The general principle seems to be that any deviation at all from the present situation is necessarily detrimental – or, in other words, that we now live in the best of all possible worlds. The major conclusions that are highlighted in the report are mostly meaningless, weasel-worded platitudes, such as "A global assessment of data since 1970 has shown it is likely that anthropogenic warming has had a discernible influence on many physical and biological systems." The apparent implication is that any "discernible" effect of human activities is a major global disaster that we must resist at any cost.
It is simply not true that all changes due to human activities are deleterious.
Some actions (for example, deforestation that creates farmland or prairie) may exterminate some species, but it also creates new habitat for other species. It is not obvious a priori that it is better to preserve a threatened species than to extend the range of some other species, or to encourage evolution of new species.

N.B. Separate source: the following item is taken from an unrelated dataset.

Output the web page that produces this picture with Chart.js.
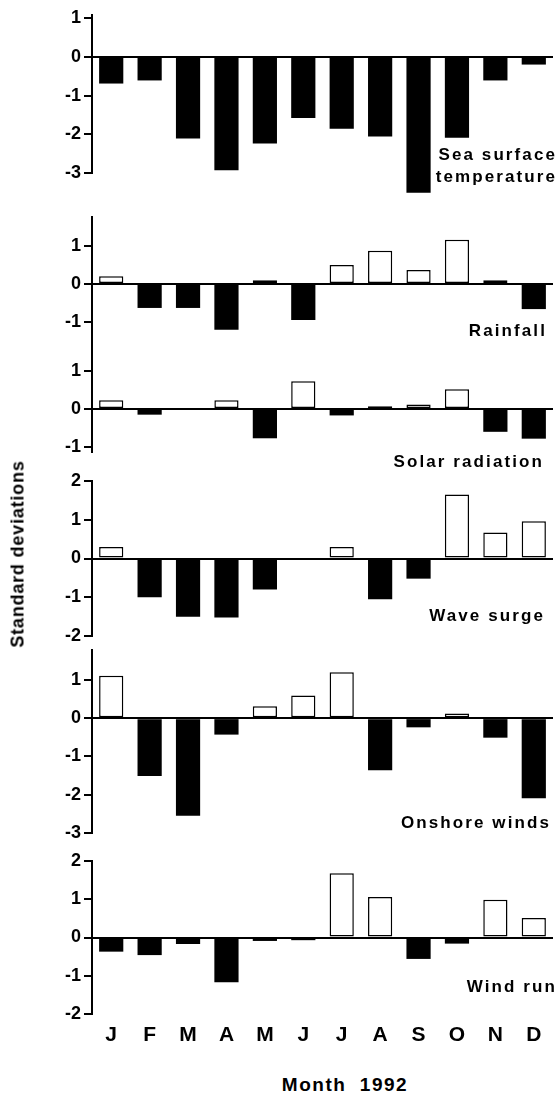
<!DOCTYPE html>
<html lang="en">
<head>
    <meta charset="UTF-8">
    <title>Standard deviations 1992</title>
    <script src="https://cdn.jsdelivr.net/npm/chart.js@4.4.2/dist/chart.umd.min.js"></script>
    <style>
        body { margin: 0; background: #fff; }
        #wrap { position: relative; width: 557px; height: 1093px; overflow: hidden; font-family: "Liberation Sans", Arial, sans-serif; }
        #wrap canvas { position: absolute; left: 0; }
        .lbl { position: absolute; font-weight: bold; color: #000; white-space: pre; }
        #ytitle { left: 18px; top: 554px; font-size: 18px; letter-spacing: 0.8px; transform: translate(-50%, -50%) rotate(-90deg); }
        #xtitle { left: 345px; top: 1085px; font-size: 19px; letter-spacing: 1.5px; transform: translate(-50%, -50%); }
    </style>
</head>
<body>
<div id="wrap">
    <canvas id="c1"></canvas>
    <canvas id="c2"></canvas>
    <canvas id="c3"></canvas>
    <canvas id="c4"></canvas>
    <canvas id="c5"></canvas>
    <canvas id="c6"></canvas>
    <div class="lbl" id="ytitle">Standard deviations</div>
    <div class="lbl" id="xtitle">Month  1992</div>
</div>

<script>
    // data (standard deviations per month)
    const months = ['J', 'F', 'M', 'A', 'M', 'J', 'J', 'A', 'S', 'O', 'N', 'D'];
    const seaSurface = [-0.69, -0.61, -2.11, -2.93, -2.24, -1.58, -1.86, -2.06, -3.51, -2.09, -0.61, -0.2];
    const rainfall   = [0.2, -0.63, -0.63, -1.2, 0.1, -0.95, 0.5, 0.87, 0.37, 1.16, 0.1, -0.66];
    const solar      = [0.23, -0.15, 0, 0.23, -0.77, 0.73, -0.17, 0.07, 0.12, 0.52, -0.6, -0.78];
    const waveSurge  = [0.3, -1.0, -1.5, -1.52, -0.8, 0, 0.3, -1.05, -0.52, 1.65, 0.67, 0.96];
    const onshore    = [1.11, -1.51, -2.55, -0.43, 0.31, 0.59, 1.2, -1.36, -0.24, 0.12, -0.51, -2.09];
    const windRun    = [-0.37, -0.46, -0.17, -1.17, -0.09, -0.07, 1.68, 1.06, -0.56, -0.16, 0.99, 0.51];

    const seaTicks     = [1, 0, -1, -2, -3];
    const rainTicks    = [1, 0, -1];
    const solarTicks   = [1, 0, -1];
    const waveTicks    = [2, 1, 0, -1, -2];
    const onshoreTicks = [1, 0, -1, -2, -3];
    const windTicks    = [2, 1, 0, -1, -2];

    const FONT = '"Liberation Sans", Arial, sans-serif';
    Chart.defaults.font.family = FONT;
    Chart.defaults.color = '#000';

    // panel layout: chart area top/bottom in page pixels, axis extent, name placement
    const panels = [
        { id: 'c1', data: seaSurface, ticks: seaTicks, min: -3, max: 1.08, top: 15, bottom: 173,
          name: ['Sea surface', 'temperature'], dx: 2, dy: -18 },
        { id: 'c2', data: rainfall, ticks: rainTicks, min: -1.63, max: 1.76, top: 217, bottom: 346,
          name: ['Rainfall'], dx: -8, dy: -15 },
        { id: 'c3', data: solar, ticks: solarTicks, min: -1.13, max: 1.6, top: 348, bottom: 452,
          name: ['Solar radiation'], dx: -11, dy: 10 },
        { id: 'c4', data: waveSurge, ticks: waveTicks, min: -2, max: 2, top: 481, bottom: 636,
          name: ['Wave surge'], dx: -10, dy: -20 },
        { id: 'c5', data: onshore, ticks: onshoreTicks, min: -3, max: 1.78, top: 650, bottom: 833,
          name: ['Onshore winds'], dx: -4, dy: -10 },
        { id: 'c6', data: windRun, ticks: windTicks, min: -2, max: 2, top: 861, bottom: 1014,
          name: ['Wind run'], dx: 2, dy: -27, months: true }
    ];

    const PAD_TOP = 24;
    const PAD_BOTTOM = 34;
    const X_HEIGHT = 45;

    const panelName = {
        id: 'panelName',
        afterDatasetsDraw(chart, args, opts) {
            const { ctx, chartArea } = chart;
            ctx.save();
            ctx.font = 'bold 17px ' + FONT;
            ctx.letterSpacing = '2.1px';
            ctx.fillStyle = '#000';
            ctx.textAlign = 'right';
            ctx.textBaseline = 'middle';
            opts.lines.forEach((t, i) => {
                ctx.fillText(t, chartArea.right + opts.dx + 2, chartArea.bottom + opts.dy + i * 22);
            });
            ctx.restore();
        }
    };

    panels.forEach(p => {
        const cv = document.getElementById(p.id);
        const padBottom = p.months ? 0 : PAD_BOTTOM;
        const h = PAD_TOP + (p.bottom - p.top) + (p.months ? X_HEIGHT : padBottom);
        cv.width = 557;
        cv.height = h;
        cv.style.top = (p.top - PAD_TOP) + 'px';

        new Chart(cv, {
            type: 'bar',
            data: {
                labels: months,
                datasets: [{
                    data: p.data,
                    backgroundColor: c => c.raw < 0 ? '#000' : '#fff',
                    borderColor: '#000',
                    borderWidth: c => c.raw < 0 ? 0 : 1.5,
                    borderSkipped: false,
                    barPercentage: 0.63,
                    categoryPercentage: 1,
                    clip: false
                }]
            },
            plugins: [panelName],
            options: {
                responsive: false,
                animation: false,
                layout: { padding: { top: PAD_TOP, bottom: padBottom, left: 0, right: 4 } },
                plugins: {
                    legend: { display: false },
                    tooltip: { enabled: false },
                    panelName: { lines: p.name, dx: p.dx, dy: p.dy }
                },
                scales: {
                    x: {
                        display: !!p.months,
                        grid: { display: false },
                        border: { display: false },
                        ticks: { font: { size: 21, weight: 'bold' }, padding: 1, maxRotation: 0, autoSkip: false },
                        afterFit: s => { s.height = p.months ? X_HEIGHT : 0; }
                    },
                    y: {
                        min: p.min,
                        max: p.max,
                        afterFit: s => { s.width = 92; },
                        afterBuildTicks: s => { s.ticks = p.ticks.map(v => ({ value: v })); },
                        border: { display: true, color: '#000', width: 2 },
                        grid: {
                            color: c => (c.tick && c.tick.value === 0) ? '#000' : 'rgba(0,0,0,0)',
                            lineWidth: 2,
                            tickLength: 8,
                            tickColor: '#000',
                            tickWidth: 2
                        },
                        ticks: { font: { size: 18, weight: 'bold' }, padding: 3 }
                    }
                }
            }
        });
    });
</script>
</body>
</html>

Severe climate changes can certainly cause difficulties for many species, including us, but they are a major evolutionary force. Eventual extinction has been the common fate of all species: 97% of those that once existed have disappeared. The history of life on Earth has been one of repeated catastrophes – but without them, primitive pond scum would be the only life there is. In particular, it was probably the selective stresses due to the brutal ice ages of the Pleistocene that led to the evolution of Homo sapiens. If our ancestors had not been exposed to severe glaciation, interrupted every thousand centuries by brief warm interglacials, we would still be primitive homini, mere prey animals for the big cats that roamed the Rift Valley in East Africa.